Mr Reilly now has sufficient votes to really think that he has a chance of taking John McCallister’s seat in South Down at the next Assembly election. But its vote in the council elections was much lower, meaning that it will be more difficult to get votes outside of elections.


The Green Party’s total vote and share of the vote fell in this election, albeit the presence of more smaller parties may have split the sort of protest vote it attracted then.

Candidate Ross Brown performed strongly when he got airtime during the campaign and has been rewarded by voters with a council seat in Belfast.

In the council elections the party stood fewer candidates than before but concentrated its resources. That pragmatic organisation is a lesson to NI21, which stood too many candidates without support.

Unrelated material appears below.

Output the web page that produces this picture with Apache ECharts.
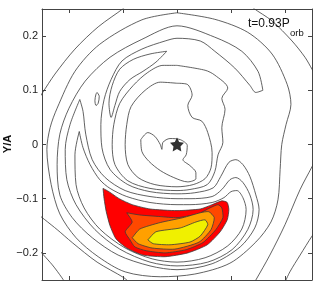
<!DOCTYPE html>
<html><head><meta charset="utf-8">
<script src="https://cdn.jsdelivr.net/npm/echarts@6/dist/echarts.min.js"></script>
<style>html,body{margin:0;padding:0;background:#fff}#c{width:316px;height:287px}</style>
</head><body><div id="c"></div>
<script>
// Axis range (X/A, Y/A)
const axisMin = -0.25, axisMax = 0.25;
const titleMain = 't=0.93P', titleSub = 'orb';
const yName = 'Y/A';

// Contour lines, [X/A, Y/A]
const O1 = [[-0.257,0.083],[-0.25,0.094],[-0.226,0.130],[-0.189,0.176],[-0.146,0.217],[-0.098,0.252],[-0.087,0.263]];
const O2 = [[0.131,0.263],[0.141,0.252],[0.176,0.228],[0.213,0.191],[0.237,0.161],[0.25,0.139],[0.261,0.120]];
const O3 = [[-0.261,-0.126],[-0.222,-0.157],[-0.194,-0.181],[-0.148,-0.217],[-0.098,-0.246],[-0.087,-0.256]];
const O3b = [[-0.259,-0.191],[-0.231,-0.222],[-0.213,-0.246],[-0.206,-0.257]];
const O4 = [[0.261,-0.019],[0.25,-0.041],[0.228,-0.083],[0.2,-0.148],[0.172,-0.204],[0.146,-0.25],[0.139,-0.261]];
const O4b = [[0.261,-0.154],[0.25,-0.169],[0.228,-0.204],[0.209,-0.235],[0.2,-0.254]];
const R1 = [[0,0.243],[0.070,0.231],[0.131,0.207],[0.176,0.167],[0.204,0.111],[0.211,0.074],[0.202,0.037],[0.194,0],[0.191,-0.046],[0.187,-0.102],[0.174,-0.143],[0.146,-0.180],[0.098,-0.219],[0.033,-0.239],[-0.031,-0.244],[-0.096,-0.235],[-0.146,-0.207],[-0.187,-0.172],[-0.217,-0.128],[-0.233,-0.074],[-0.241,-0.009],[-0.235,0.031],[-0.222,0.067],[-0.189,0.135],[-0.143,0.185],[-0.065,0.230],[0,0.243]];
const R2 = [[0.159,0.1],[0.150,0.135],[0.120,0.172],[0.070,0.198],[0,0.219],[-0.065,0.194],[-0.124,0.161],[-0.170,0.117],[-0.2,0.067],[-0.217,0.019],[-0.222,-0.037],[-0.217,-0.093],[-0.194,-0.135],[-0.157,-0.172],[-0.109,-0.204],[-0.05,-0.224],[0,-0.231],[0.065,-0.220],[0.117,-0.189],[0.144,-0.154],[0.152,-0.120],[0.146,-0.093],[0.135,-0.059],[0.122,-0.037],[0.109,-0.028],[0.096,-0.033],[0.081,-0.059],[0.067,-0.080],[0.033,-0.089],[0,-0.091],[-0.05,-0.087],[-0.091,-0.074],[-0.124,-0.046],[-0.139,-0.006],[-0.141,0.037],[-0.135,0.083],[-0.122,0.120],[-0.102,0.154],[-0.065,0.176],[-0.022,0.191],[0,0.196],[0.043,0.191],[0.070,0.172],[0.107,0.141],[0.135,0.109],[0.146,0.096],[0.159,0.1]];
const A3 = [[-0.180,0.083],[-0.198,0.037],[-0.207,-0.009],[-0.204,-0.065],[-0.187,-0.111],[-0.152,-0.157],[-0.106,-0.193],[-0.05,-0.217],[0,-0.224],[0.057,-0.217],[0.102,-0.194],[0.131,-0.157],[0.141,-0.120],[0.135,-0.093],[0.122,-0.070],[0.109,-0.061],[0.098,-0.065],[0.083,-0.083],[0.065,-0.096],[0.024,-0.1],[0,-0.1],[-0.05,-0.096],[-0.096,-0.085],[-0.133,-0.061],[-0.157,-0.028],[-0.169,0.019],[-0.174,0.061],[-0.180,0.083]];
const A4 = [[-0.181,0.024],[-0.189,-0.019],[-0.187,-0.074],[-0.172,-0.117],[-0.143,-0.156],[-0.096,-0.191],[-0.046,-0.211],[0,-0.217],[0.052,-0.209],[0.094,-0.187],[0.120,-0.156],[0.128,-0.120],[0.122,-0.098],[0.111,-0.085],[0.1,-0.087],[0.087,-0.098],[0.065,-0.107],[0.024,-0.111],[0,-0.111],[-0.05,-0.107],[-0.093,-0.096],[-0.124,-0.081],[-0.143,-0.065],[-0.161,-0.037],[-0.174,-0.006],[-0.181,0.024]];
const H = [[-0.019,0.172],[-0.05,0.167],[-0.081,0.157],[-0.106,0.139],[-0.120,0.109],[-0.126,0.076],[-0.122,0.05],[-0.115,0.072],[-0.106,0.098],[-0.087,0.120],[-0.063,0.135],[-0.039,0.152],[-0.019,0.172]];
const I3 = [[0,0.146],[0.052,0.137],[0.070,0.128],[0.094,0.104],[0.083,0.085],[0.089,0.065],[0.083,0.031],[0.085,0.004],[0.076,-0.019],[0.070,-0.05],[0.056,-0.074],[0.024,-0.083],[0,-0.085],[-0.05,-0.081],[-0.091,-0.067],[-0.115,-0.037],[-0.120,0],[-0.117,0.037],[-0.106,0.076],[-0.081,0.109],[-0.054,0.133],[-0.026,0.146],[0,0.146]];
const I2 = [[0,0.113],[0.019,0.111],[0.028,0.091],[0.020,0.072],[0.028,0.05],[0.046,0.043],[0.057,0.022],[0.065,-0.015],[0.063,-0.043],[0.052,-0.063],[0.030,-0.074],[0,-0.078],[-0.041,-0.074],[-0.072,-0.061],[-0.091,-0.037],[-0.096,0],[-0.093,0.037],[-0.085,0.070],[-0.059,0.1],[-0.031,0.115],[0,0.113]];
const I1 = [[-0.067,0.009],[-0.054,0.022],[-0.041,0.015],[-0.031,0],[-0.028,-0.009],[-0.026,0.004],[-0.013,0.011],[0.006,0.009],[0.019,-0.002],[0.017,-0.019],[0.011,-0.028],[0.024,-0.039],[0.035,-0.052],[0.035,-0.063],[0.020,-0.069],[-0.006,-0.061],[-0.031,-0.048],[-0.052,-0.031],[-0.065,-0.013],[-0.067,0.009]];
const islet = [[-0.148,0.096],[-0.144,0.089],[-0.146,0.076],[-0.150,0.072],[-0.152,0.081],[-0.150,0.093],[-0.148,0.096]];

// Filled levels (outer to inner)
const red = [[-0.137,-0.081],[-0.126,-0.087],[-0.107,-0.1],[-0.083,-0.111],[-0.05,-0.119],[0,-0.122],[0.043,-0.119],[0.065,-0.111],[0.083,-0.104],[0.093,-0.107],[0.096,-0.120],[0.093,-0.139],[0.080,-0.161],[0.056,-0.185],[0.020,-0.200],[-0.022,-0.207],[-0.063,-0.204],[-0.093,-0.191],[-0.113,-0.174],[-0.124,-0.150],[-0.131,-0.124],[-0.135,-0.100],[-0.137,-0.081]];
const redOrange = [[-0.093,-0.126],[-0.069,-0.130],[-0.031,-0.133],[0,-0.135],[0.039,-0.128],[0.061,-0.117],[0.076,-0.111],[0.083,-0.117],[0.085,-0.135],[0.072,-0.157],[0.048,-0.181],[0.017,-0.194],[-0.022,-0.2],[-0.057,-0.196],[-0.078,-0.189],[-0.087,-0.176],[-0.096,-0.161],[-0.083,-0.143],[-0.093,-0.126]];
const orange = [[-0.083,-0.172],[-0.069,-0.156],[-0.031,-0.144],[0.011,-0.135],[0.043,-0.126],[0.059,-0.124],[0.069,-0.135],[0.063,-0.157],[0.041,-0.180],[-0.004,-0.193],[-0.046,-0.191],[-0.072,-0.183],[-0.083,-0.172]];
const yellow = [[-0.054,-0.176],[-0.039,-0.161],[0.006,-0.154],[0.035,-0.143],[0.052,-0.139],[0.057,-0.148],[0.043,-0.169],[0.024,-0.180],[-0.013,-0.185],[-0.044,-0.183],[-0.054,-0.176]];
const starPos = [[0,0]];

const lineSets = [O1,O2,O3,O3b,O4,O4b,R1,R2,A3,A4,H,I3,I2,I1,islet];
const fillSets = [[red,'#ff0000'],[redOrange,'#ff4800'],[orange,'#ffa000'],[yellow,'#f0f000']];

const LINE = '#3a3a3a', FRAME = '#444';
const font = 'Liberation Sans, Arial, Helvetica, sans-serif';
const chart = echarts.init(document.getElementById('c'), null, {renderer:'canvas'});

function fmt(v){ if (Math.abs(v) < 1e-9) return '0'; return (v<0?'\u2212':'') + Math.abs(v).toFixed(1); }
const axBase = (pos, showLabel) => ({
  type:'value', min:axisMin, max:axisMax, position:pos, splitNumber:5,
  axisLine:{show:true, onZero:false, lineStyle:{color:FRAME, width:1}},
  axisTick:{show:true, inside:true, length:4, lineStyle:{color:FRAME}},
  splitLine:{show:false},
  axisLabel:{show:showLabel, showMinLabel:false, showMaxLabel:false, formatter:fmt, margin:4, fontSize:11, color:'#222', fontFamily:font}
});

const series = [];
fillSets.forEach(([poly,col]) => {
  series.push({type:'custom', clip:true, silent:true, z:2, data:[[0,0]],
    renderItem:(p,api)=>({type:'polygon', shape:{points:poly.map(pt=>api.coord(pt)), smooth:0.2},
      style:{fill:col, stroke:LINE, lineWidth:0.8}})});
});
lineSets.forEach(d => {
  series.push({type:'line', data:d, showSymbol:false, smooth:0.3, clip:true, silent:true, z:3,
    lineStyle:{color:LINE, width:0.8}});
});
series.push({type:'scatter', data:starPos, z:5, silent:true,
  symbol:'path://M0,-10L2.94,-4.05L9.51,-3.09L4.76,1.55L5.88,8.09L0,5L-5.88,8.09L-4.76,1.55L-9.51,-3.09L-2.94,-4.05Z',
  symbolSize:14, itemStyle:{color:'#000'}});

chart.setOption({
  animation:false,
  grid:{left:42, top:9, width:270, height:271, containLabel:false, outerBoundsMode:'none'},
  xAxis:[axBase('bottom', false), axBase('top', false)],
  yAxis:[axBase('left', true), axBase('right', false)],
  series: series,
  graphic:[
    {type:'text', x:8, y:144, rotation:Math.PI/2, z:10,
      style:{text:yName, font:'bold 11px '+font, fill:'#111', align:'center', verticalAlign:'middle'}},
    {type:'text', left:248, top:18, z:10, style:{text:titleMain, font:'12px '+font, fill:'#111'}},
    {type:'text', left:290, top:28, z:10, style:{text:titleSub, font:'9.5px '+font, fill:'#111'}}
  ]
});
</script></body></html>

This was an en election so disastrous for NI21 that it will probably end up in political textbooks as one of the ultimate examples of how not to run a campaign.

Complete dysfunctionality at the heart of the new party meant that even before the open civil warfare in the final hours of the campaign, the party was disorganised.

In the end, Tina McKenzie had just 373 more votes than Basil McCrea and John McCallister’s combined vote in the last election. That suggests a party which, although it had potential to really carve out a niche for itself, has really made no headway in persuading voters of its message.

NI Conservatives

After their UCUNF experiment, the Tories rebranded as NI Conservatives but on the evidence of this election, the party has virtually no support.

Local Conservative activists were delighted that Theresa Villiers became the first Secretary of State to campaign for a local party since the 1998 Agreement. But such historic changes made absolutely no impact on voters.

A poll of 4,144 is humiliatingly low, even for a small party. Some capable Ulster Unionists such as Bill Manwaring defected to the Tories after their launch but he returned to the UUP prior to this election. After this result, many more will follow and local chairman Irwin Armstrong will be under pressure.